What Hageman might do differently as a member of Congress, beyond her steadfast support of Trump, is unclear. Despite her many criticisms of the former president, Cheney voted with his policies 93 percent of the time. So as some Democrats consider switching parties to support Cheney in the GOP primary, others feel no need.

“I just don’t know what the difference would be between Representative Cheney and Ms. Hageman,” said Pete Gosar, Albany County Commissioner.

But Hageman’s past holds some clues to her policy leanings. Her unsuccessful 2018 gubernatorial bid centered on her experience as a natural resources attorney, where she pledged to “reform federal land management and access” by rolling back environmental regulations.

During this campaign, Hageman has attacked Cheney for not serving on the House Natural Resources Committee, while positioning herself firmly against environmental regulations and for the transfer of federal lands to states. In a July Casper Star-Tribune editorial, a coalition of Wyoming residents decried Hageman as a “danger to our public land freedoms.” 

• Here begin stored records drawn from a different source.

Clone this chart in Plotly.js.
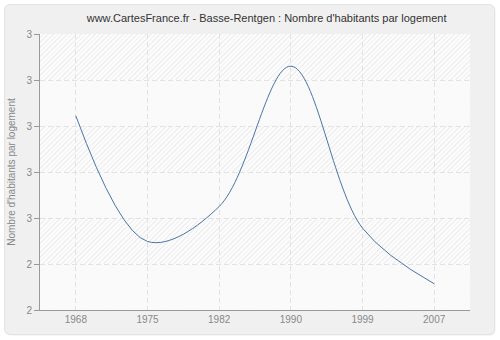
<!DOCTYPE html>
<html><head><meta charset="utf-8">
<script src="https://cdn.plot.ly/plotly-3.0.1.min.js"></script>
<style>
html,body{margin:0;padding:0;background:#fff;width:500px;height:340px;overflow:hidden;}
#panel{position:absolute;left:5px;top:5px;width:489px;height:329px;background:#f0f0f0;border-radius:5px;
box-shadow:0 0 0 1px #e3e3e3,1px 1px 2px rgba(0,0,0,0.12);overflow:hidden;}
#hatch{position:absolute;left:35px;top:29px;width:430px;height:276px;
background:repeating-linear-gradient(135deg,#fcfcfc 0px,#fcfcfc 2.3px,#f0f0f0 2.3px,#f0f0f0 3.3px);}
#chart{position:absolute;left:0;top:0;width:489px;height:329px;}
</style></head>
<body>
<div id="panel"><div id="hatch"></div><div id="chart"></div></div>
<script>
const years = ['1968','1975','1982','1990','1999','2007'];
const values = [2.722, 2.449, 2.525, 2.830, 2.478, 2.357];
const yTickVals = [2.3, 2.4, 2.5, 2.6, 2.7, 2.8, 2.9];
const yTickText = ['2','2','3','3','3','3','3'];

const bands = [];
for (let i = 0; i < yTickVals.length - 1; i++) {
  if (i % 2 === 0) {
    bands.push({type:'rect', xref:'paper', yref:'y', x0:0, x1:1, y0:yTickVals[i], y1:yTickVals[i+1],
      fillcolor:'rgba(250,250,250,0.9)', line:{width:0}, layer:'below'});
  }
}

const font = 'Liberation Sans, Arial, sans-serif';
Plotly.newPlot('chart', [{
  x: years, y: values, type:'scatter', mode:'lines',
  line:{shape:'spline', smoothing:1, color:'#4a74aa', width:1},
  hoverinfo:'skip'
}], {
  width:489, height:329,
  margin:{l:35, r:24, t:29, b:24},
  paper_bgcolor:'rgba(0,0,0,0)', plot_bgcolor:'rgba(0,0,0,0)',
  showlegend:false,
  title:{text:"www.CartesFrance.fr - Basse-Rentgen : Nombre d'habitants par logement",
    font:{family:font, size:11, color:'#333'}, x:0.535, xanchor:'center', y:0.96, yanchor:'middle'},
  xaxis:{type:'category', range:[-0.5,5.5], showgrid:true, gridcolor:'#e2e2e2', griddash:'5px,3px', gridwidth:1,
    showline:true, linecolor:'#999', linewidth:1, ticks:'', zeroline:false,
    tickfont:{family:font, size:10, color:'#888'}, fixedrange:true},
  yaxis:{range:[2.3,2.9], tickvals:yTickVals, ticktext:yTickText, showgrid:true, gridcolor:'#e2e2e2', griddash:'5px,3px',
    showline:true, linecolor:'#999', linewidth:1, ticks:'outside', ticklen:5, tickcolor:'#999', zeroline:false,
    tickfont:{family:font, size:10, color:'#888'},
    title:{text:"Nombre d'habitants par logement", font:{family:font, size:10, color:'#888'}, standoff:8}, fixedrange:true},
  shapes: bands
}, {displayModeBar:false, staticPlot:true});
</script>
</body></html>
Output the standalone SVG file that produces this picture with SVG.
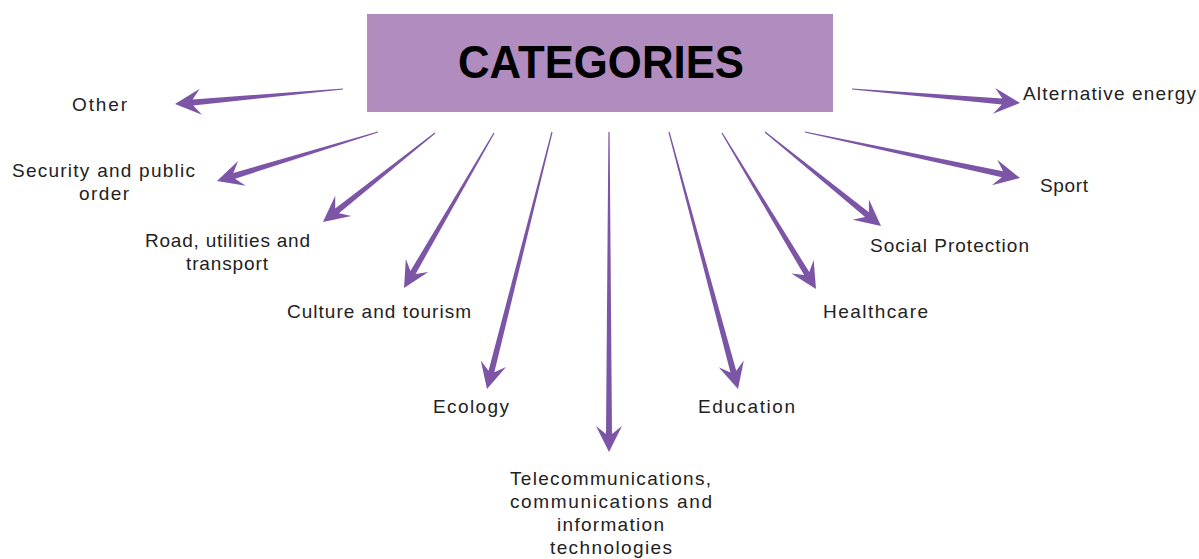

And yet, even Hageman’s anti-conservation positions do not put her at great odds with Cheney, who has supported similar public lands transfer efforts and has criticized attempts to address climate change.

It appears, then, that Hageman’s greatest asset is the most obvious one: She’s not Liz Cheney.

“Hageman is the leader among the ‘not Cheney’ candidates,” said Jim King, a political science professor at the University of Wyoming. “While she benefited from Trump placing her center-stage, Hageman’s supporters are probably more anti-Cheney than pro-Hageman.”

Interviews with Hageman-supporting voters bolstered King’s analysis.

Asked why he was supporting Hageman, John Roberts, a trucking company owner in Rozet, responded, “Well, we’ll see how it goes.”

Roberts added, “You know, she’s a Wyomingite, It’s more of just breaking the chain [of Cheney’s tenure], but if she goes [to Washington], we’ll see if she can live up to her promises.”